| Exercise goal |
Copy exactly the lines from the beginning of the data down to and including the line holding "import plotly.graph_objects as go", without any pictures.
⟨
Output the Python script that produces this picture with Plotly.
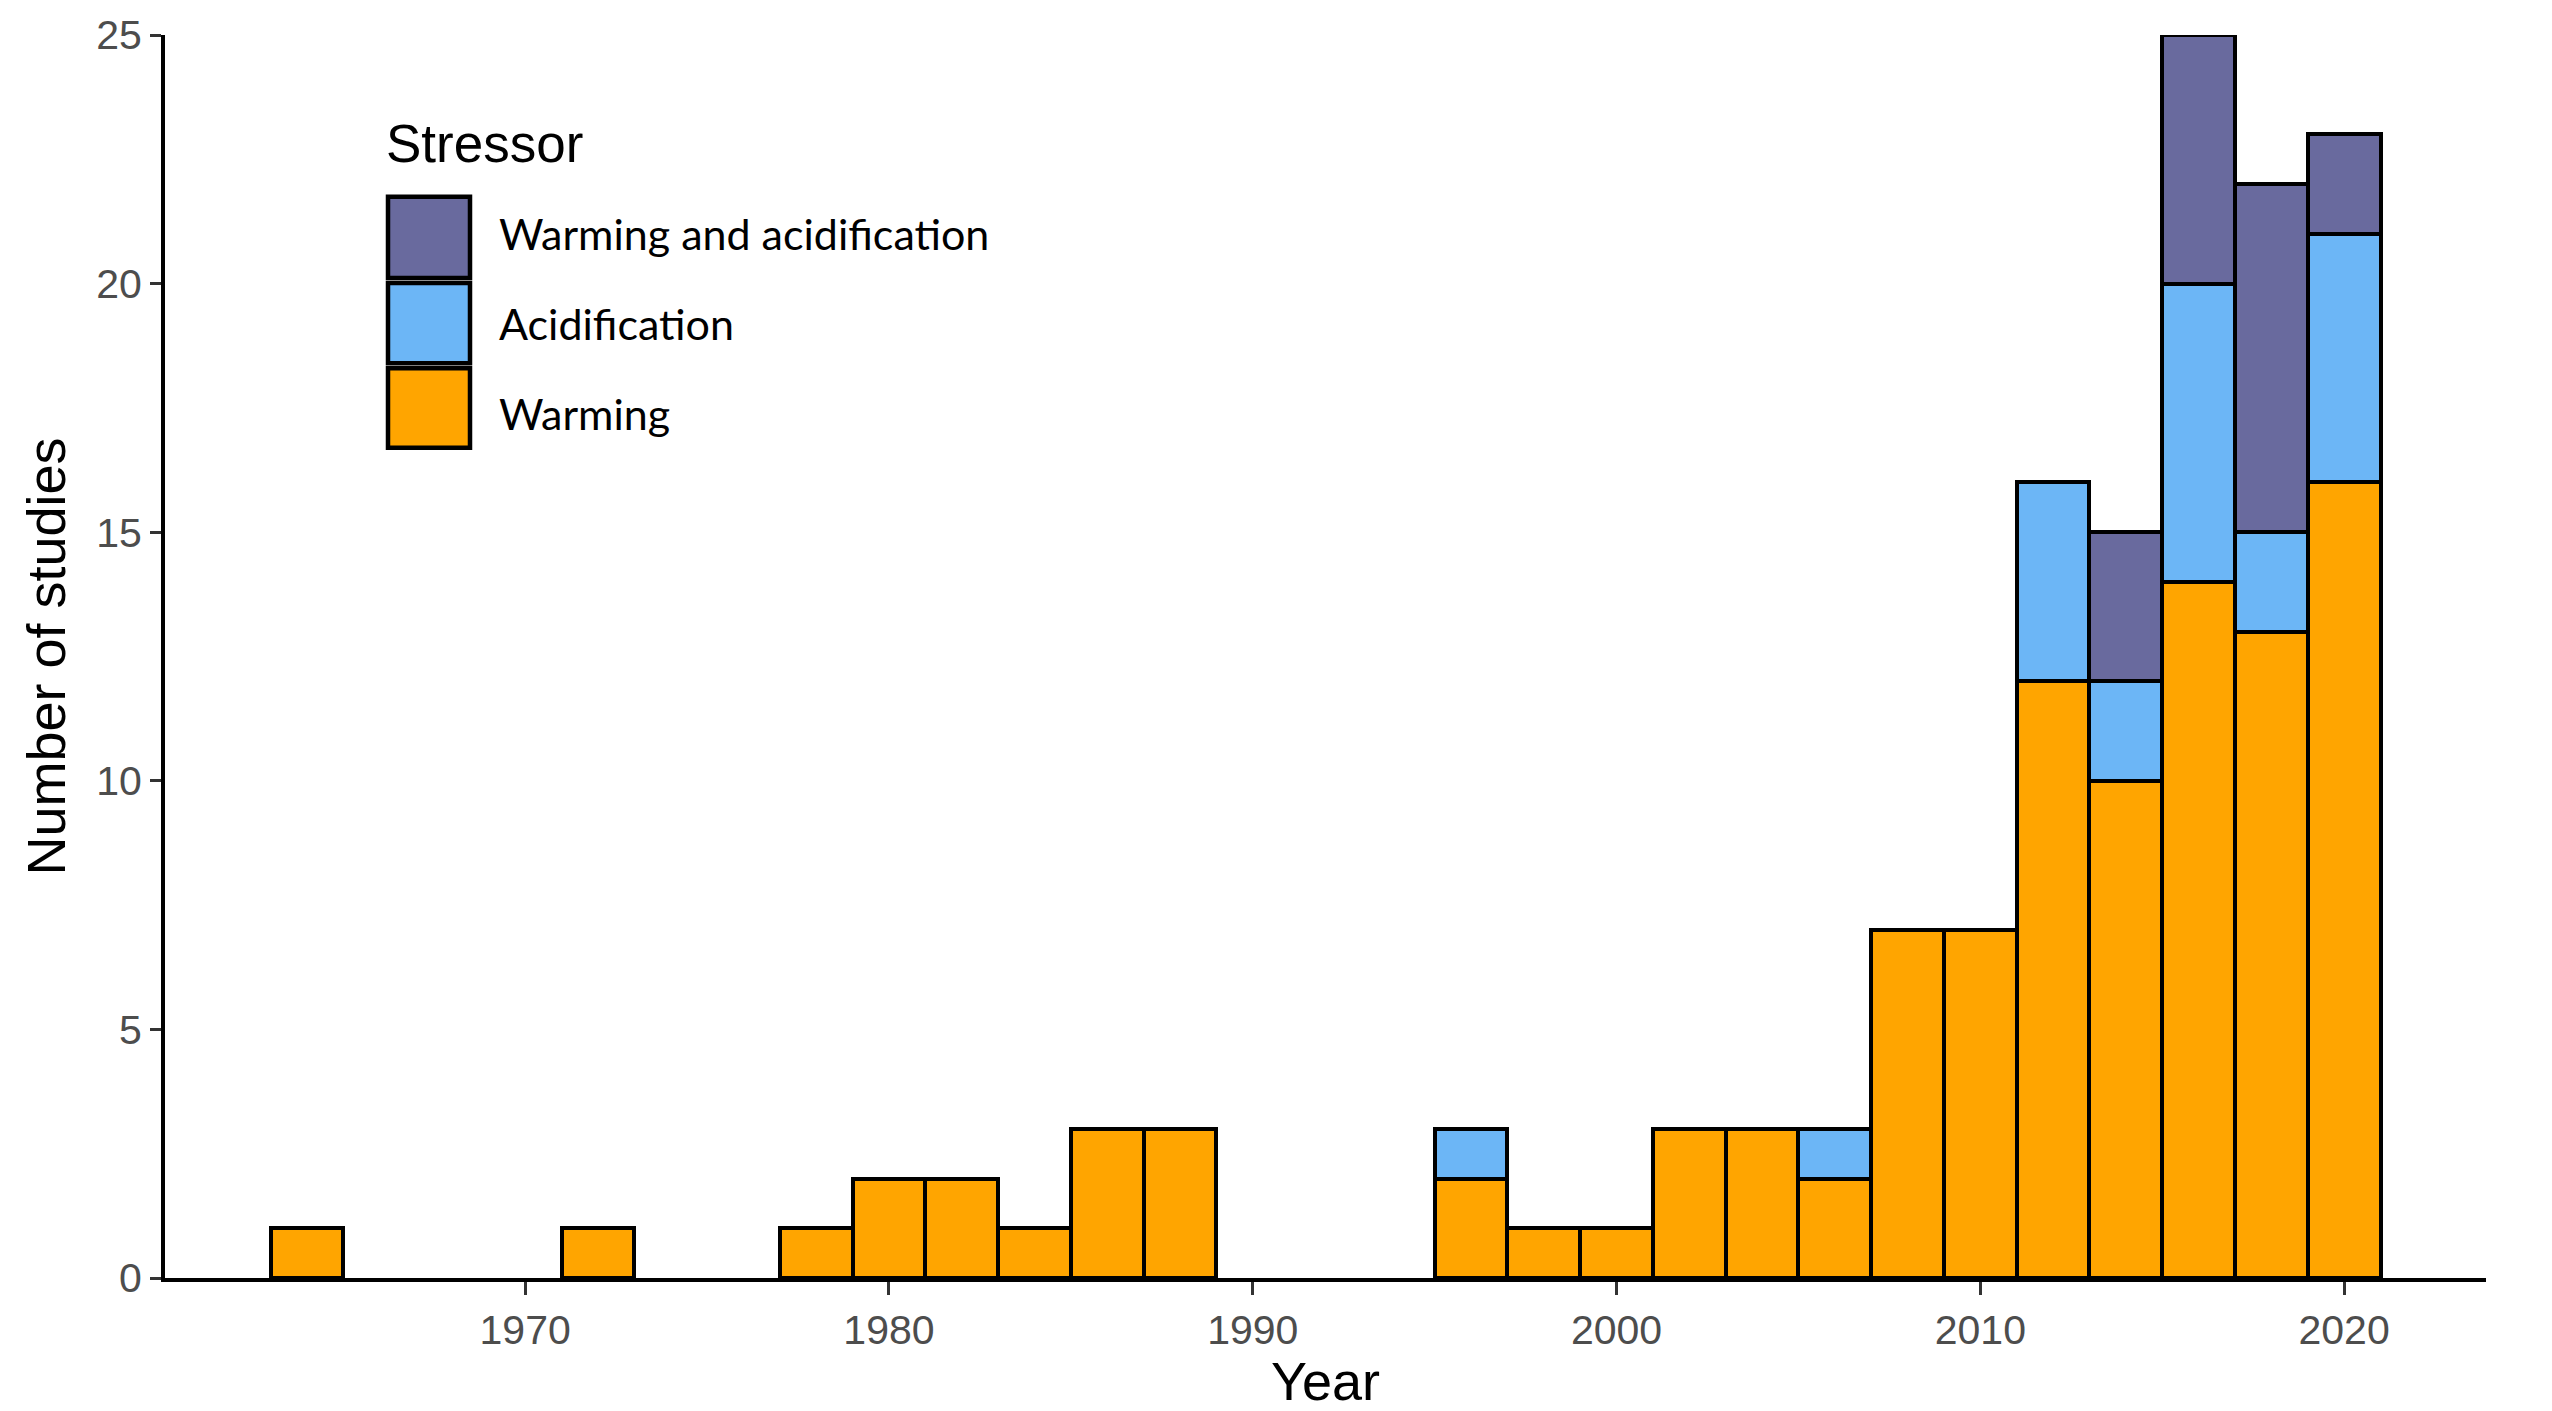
import plotly.graph_objects as go

# Publication year bins (2-year bins, centred on even years)
years = [1964, 1972, 1978, 1980, 1982, 1984, 1986, 1988, 1996, 1998, 2000,
         2002, 2004, 2006, 2008, 2010, 2012, 2014, 2016, 2018, 2020]
warming = [1, 1, 1, 2, 2, 1, 3, 3, 2, 1, 1, 3, 3, 2, 7, 7, 12, 10, 14, 13, 16]
acidification = [0, 0, 0, 0, 0, 0, 0, 0, 1, 0, 0, 0, 0, 1, 0, 0, 4, 2, 6, 2, 5]
warming_and_acid = [0, 0, 0, 0, 0, 0, 0, 0, 0, 0, 0, 0, 0, 0, 0, 0, 0, 3, 5, 7, 2]

series = [
    ("Warming", warming, "#FFA500"),
    ("Acidification", acidification, "#6CB6F6"),
    ("Warming and acidification", warming_and_acid, "#696A9E"),
]
x_ticks = [1970, 1980, 1990, 2000, 2010, 2020]
y_ticks = [0, 5, 10, 15, 20, 25]

W, H = 2552, 1411
ML, MR, MT, MB = 165, 66, 30, 128
PW, PH = W - ML - MR, H - MT - MB


def px(xp):
    return (xp - ML) / PW


def py(yp):
    return (H - MB - yp) / PH


fig = go.Figure()
for name, vals, color in series:
    fig.add_trace(go.Bar(
        x=years,
        y=[v if v > 0 else None for v in vals],
        width=2,
        name=name,
        marker=dict(color=color, line=dict(color="black", width=4.5)),
        showlegend=False,
    ))

# Legend drawn as large keys (top entry first): label, colour, key top/bottom, label centre
shapes = []
annotations = []
key_rows = [
    ("Warming and acidification", "#696A9E", 193, 275, 230),
    ("Acidification", "#6CB6F6", 280, 361, 321),
    ("Warming", "#FFA500", 366, 446, 412),
]
for label, color, y0, y1, yl in key_rows:
    shapes.append(dict(
        type="rect", xref="paper", yref="paper",
        x0=px(388), x1=px(470), y0=py(y1), y1=py(y0),
        fillcolor=color, line=dict(color="black", width=4.5),
    ))
    annotations.append(dict(
        text=label, xref="paper", yref="paper",
        x=px(497), y=py(yl), xanchor="left", yanchor="middle",
        showarrow=False, font=dict(family="Lato, Open Sans, sans-serif", size=43, color="black"),
    ))
annotations.append(dict(
    text="Stressor", xref="paper", yref="paper",
    x=px(384), y=py(139), xanchor="left", yanchor="middle",
    showarrow=False, font=dict(family="Liberation Sans, Arial, sans-serif", size=53, color="black"),
))

fig.update_layout(
    width=W, height=H,
    margin=dict(l=ML, r=MR, t=MT, b=MB, pad=0),
    barmode="stack",
    bargap=0,
    plot_bgcolor="white",
    paper_bgcolor="white",
    font=dict(family="Liberation Sans, Arial, sans-serif", color="black"),
    shapes=shapes,
    annotations=annotations,
    xaxis=dict(
        range=[1960.1, 2023.9],
        tickvals=x_ticks,
        ticktext=[str(t) for t in x_ticks],
        ticks="outside", ticklen=13, tickwidth=3, tickcolor="#333333",
        tickfont=dict(size=41, color="#4D4D4D"),
        showline=True, linecolor="black", linewidth=4,
        showgrid=False, zeroline=False,
        title=dict(text="Year", font=dict(size=54, color="black"), standoff=8),
    ),
    yaxis=dict(
        range=[0, 25],
        tickvals=y_ticks,
        ticks="outside", ticklen=11, tickwidth=3, tickcolor="#333333",
        tickfont=dict(size=41, color="#4D4D4D"),
        showline=True, linecolor="black", linewidth=4,
        showgrid=False, zeroline=False,
        title=dict(text="Number of studies", font=dict(size=54, color="black"), standoff=14),
    ),
)

fig.write_html("out.html")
⟩
| Problem solution |
Output the Python script that produces this picture with Plotly.
import plotly.graph_objects as go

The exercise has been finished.